Repeat the lines below exactly as they appear, but leave out the images.

========================================

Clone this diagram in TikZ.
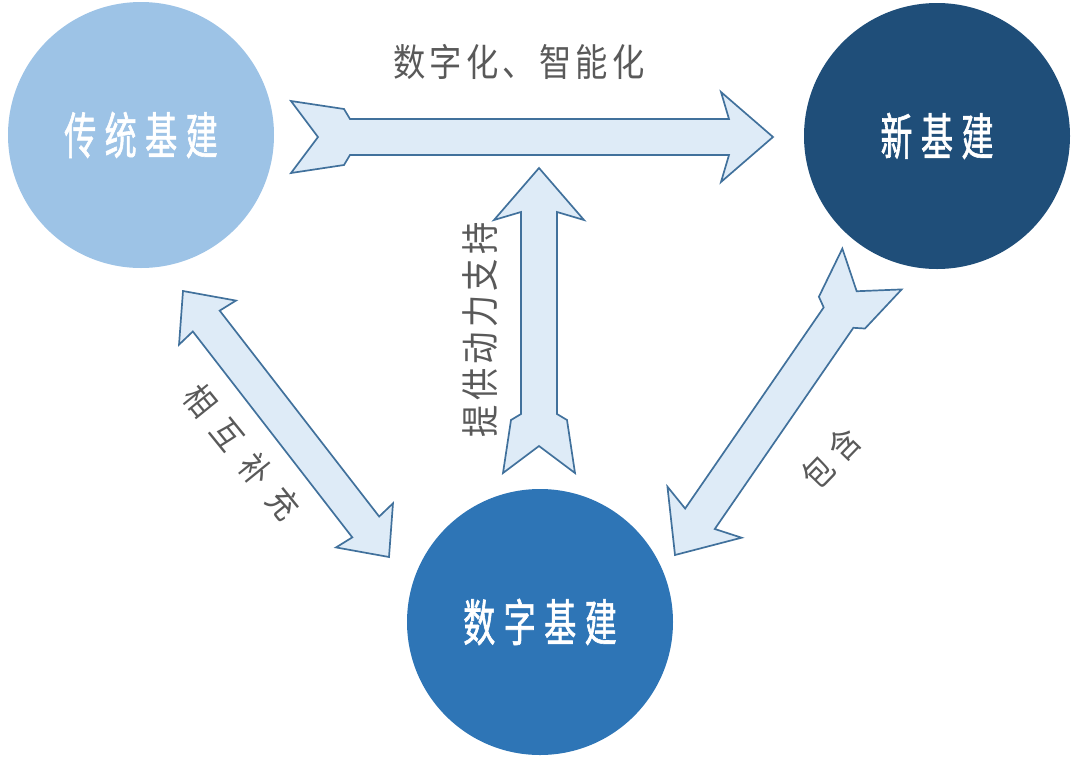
\documentclass[tikz,border=0pt]{standalone}
\usepackage{fontspec}
\usepackage{tikz}
\usetikzlibrary{calc}

\newfontfamily\circfont{Noto Sans CJK SC}[FakeStretch=0.64,LetterSpace=17,FakeBold=1.2]
\newfontfamily\labfont{Noto Sans CJK SC}[FakeStretch=0.85,LetterSpace=11]
\newfontfamily\widefont{Noto Sans CJK SC}[FakeStretch=0.85,LetterSpace=45]
\newfontfamily\pairfont{Noto Sans CJK SC}[FakeStretch=0.85,LetterSpace=26]

\definecolor{tradblue}{HTML}{9DC3E6}
\definecolor{newblue}{HTML}{1F4E79}
\definecolor{digiblue}{HTML}{2E75B6}
\definecolor{arrowfill}{HTML}{DEEBF7}
\definecolor{arrowline}{HTML}{41719C}
\definecolor{labgray}{HTML}{595959}

% arrow with swallow tail: from tail centre #1 to tip #2
\newcommand{\notcharrow}[2]{%
  \draw[bigarrow]
    ($(#1)!27pt!(#2)$)
    -- ($(#1)!36pt!90:(#2)$)
    -- ($(#1)!53pt!(#2)!28pt!90:(#2)$)
    -- ($(#1)!59pt!(#2)!18pt!90:(#2)$)
    -- ($(#2)!44pt!(#1)!18pt!-90:(#1)$)
    -- ($(#2)!52pt!(#1)!45pt!-90:(#1)$)
    -- (#2)
    -- ($(#2)!52pt!(#1)!45pt!90:(#1)$)
    -- ($(#2)!44pt!(#1)!18pt!90:(#1)$)
    -- ($(#1)!59pt!(#2)!18pt!-90:(#2)$)
    -- ($(#1)!53pt!(#2)!28pt!-90:(#2)$)
    -- ($(#1)!36pt!-90:(#2)$)
    -- cycle;}

% arrow with a head at both ends
\newcommand{\dblarrow}[2]{%
  \draw[bigarrow] (#1)
    -- ($(#1)!40pt!(#2)!36pt!90:(#2)$)
    -- ($(#1)!38pt!(#2)!17pt!90:(#2)$)
    -- ($(#2)!38pt!(#1)!17pt!-90:(#1)$)
    -- ($(#2)!40pt!(#1)!36pt!-90:(#1)$)
    -- (#2)
    -- ($(#2)!40pt!(#1)!36pt!90:(#1)$)
    -- ($(#2)!38pt!(#1)!17pt!90:(#1)$)
    -- ($(#1)!38pt!(#2)!17pt!-90:(#2)$)
    -- ($(#1)!40pt!(#2)!36pt!-90:(#2)$)
    -- cycle;}

\begin{document}
\begin{tikzpicture}[
  x=1pt, y=-1pt,
  base/.style={circle,minimum size=266pt,inner sep=0pt,text=white,
    font=\circfont\fontsize{50}{50}\selectfont},
  bigarrow/.style={fill=arrowfill,draw=arrowline,line width=1.7pt,line join=miter},
  label/.style={text=labgray,inner sep=0pt,font=\labfont\fontsize{38}{38}\selectfont}
  ]
  \useasboundingbox (0,0) rectangle (1080,772);

  \node[base,fill=tradblue] (trad) at (141,135) {传统基建};
  \node[base,fill=newblue]  (new)  at (937,136) {新基建};
  \node[base,fill=digiblue] (digi) at (540,622) {数字基建};

  \coordinate (tradout) at (291,137);
  \coordinate (newin)   at (773,137);
  \coordinate (digiout) at (539,473);
  \coordinate (midin)   at (539,168);
  \coordinate (newout)  at (872,269);
  \coordinate (digiin)  at (675,555);
  \coordinate (tradend) at (183,291);
  \coordinate (digiend) at (389,557);

  \notcharrow{tradout}{newin}
  \notcharrow{digiout}{midin}
  \notcharrow{newout}{digiin}
  \dblarrow{tradend}{digiend}

  \node[label] (upgrade) at (519,62) {数字化、智能化};
  \node[label,rotate=90] (support) at (480,330) {提供动力支持};
  \node[label,font=\widefont\fontsize{34}{34}\selectfont,rotate=-51] (mutual) at (242,452) {相互补充};
  \node[label,font=\pairfont\fontsize{34}{34}\selectfont,rotate=46] (contain) at (831,458) {包含};
\end{tikzpicture}
\end{document}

========================================

Result of this exercise
Clone this diagram in TikZ.
\documentclass[tikz,border=0pt]{standalone}
\usepackage{fontspec}
\usepackage{tikz}
\usetikzlibrary{calc}

\newfontfamily\circfont{Noto Sans CJK SC}[FakeStretch=0.64,LetterSpace=17,FakeBold=1.2]
\newfontfamily\labfont{Noto Sans CJK SC}[FakeStretch=0.85,LetterSpace=11]
\newfontfamily\widefont{Noto Sans CJK SC}[FakeStretch=0.85,LetterSpace=45]
\newfontfamily\pairfont{Noto Sans CJK SC}[FakeStretch=0.85,LetterSpace=26]

\definecolor{tradblue}{HTML}{9DC3E6}
\definecolor{newblue}{HTML}{1F4E79}
\definecolor{digiblue}{HTML}{2E75B6}
\definecolor{arrowfill}{HTML}{DEEBF7}
\definecolor{arrowline}{HTML}{41719C}
\definecolor{labgray}{HTML}{595959}

% arrow with swallow tail: from tail centre #1 to tip #2
\newcommand{\notcharrow}[2]{%
  \draw[bigarrow]
    ($(#1)!27pt!(#2)$)
    -- ($(#1)!36pt!90:(#2)$)
    -- ($(#1)!53pt!(#2)!28pt!90:(#2)$)
    -- ($(#1)!59pt!(#2)!18pt!90:(#2)$)
    -- ($(#2)!44pt!(#1)!18pt!-90:(#1)$)
    -- ($(#2)!52pt!(#1)!45pt!-90:(#1)$)
    -- (#2)
    -- ($(#2)!52pt!(#1)!45pt!90:(#1)$)
    -- ($(#2)!44pt!(#1)!18pt!90:(#1)$)
    -- ($(#1)!59pt!(#2)!18pt!-90:(#2)$)
    -- ($(#1)!53pt!(#2)!28pt!-90:(#2)$)
    -- ($(#1)!36pt!-90:(#2)$)
    -- cycle;}

% arrow with a head at both ends
\newcommand{\dblarrow}[2]{%
  \draw[bigarrow] (#1)
    -- ($(#1)!40pt!(#2)!36pt!90:(#2)$)
    -- ($(#1)!38pt!(#2)!17pt!90:(#2)$)
    -- ($(#2)!38pt!(#1)!17pt!-90:(#1)$)
    -- ($(#2)!40pt!(#1)!36pt!-90:(#1)$)
    -- (#2)
    -- ($(#2)!40pt!(#1)!36pt!90:(#1)$)
    -- ($(#2)!38pt!(#1)!17pt!90:(#1)$)
    -- ($(#1)!38pt!(#2)!17pt!-90:(#2)$)
    -- ($(#1)!40pt!(#2)!36pt!-90:(#2)$)
    -- cycle;}

\begin{document}
\begin{tikzpicture}[
  x=1pt, y=-1pt,
  base/.style={circle,minimum size=266pt,inner sep=0pt,text=white,
    font=\circfont\fontsize{50}{50}\selectfont},
  bigarrow/.style={fill=arrowfill,draw=arrowline,line width=1.7pt,line join=miter},
  label/.style={text=labgray,inner sep=0pt,font=\labfont\fontsize{38}{38}\selectfont}
  ]
  \useasboundingbox (0,0) rectangle (1080,772);

  \node[base,fill=tradblue] (trad) at (141,135) {传统基建};
  \node[base,fill=newblue]  (new)  at (937,136) {新基建};
  \node[base,fill=digiblue] (digi) at (540,622) {数字基建};

  \coordinate (tradout) at (291,137);
  \coordinate (newin)   at (773,137);
  \coordinate (digiout) at (539,473);
  \coordinate (midin)   at (539,168);
  \coordinate (newout)  at (872,269);
  \coordinate (digiin)  at (675,555);
  \coordinate (tradend) at (183,291);
  \coordinate (digiend) at (389,557);

  \notcharrow{tradout}{newin}
  \notcharrow{digiout}{midin}
  \notcharrow{newout}{digiin}
  \dblarrow{tradend}{digiend}

  \node[label] (upgrade) at (519,62) {数字化、智能化};
  \node[label,rotate=90] (support) at (480,330) {提供动力支持};
  \node[label,font=\widefont\fontsize{34}{34}\selectfont,rotate=-51] (mutual) at (242,452) {相互补充};
  \node[label,font=\pairfont\fontsize{34}{34}\selectfont,rotate=46] (contain) at (831,458) {包含};
\end{tikzpicture}
\end{document}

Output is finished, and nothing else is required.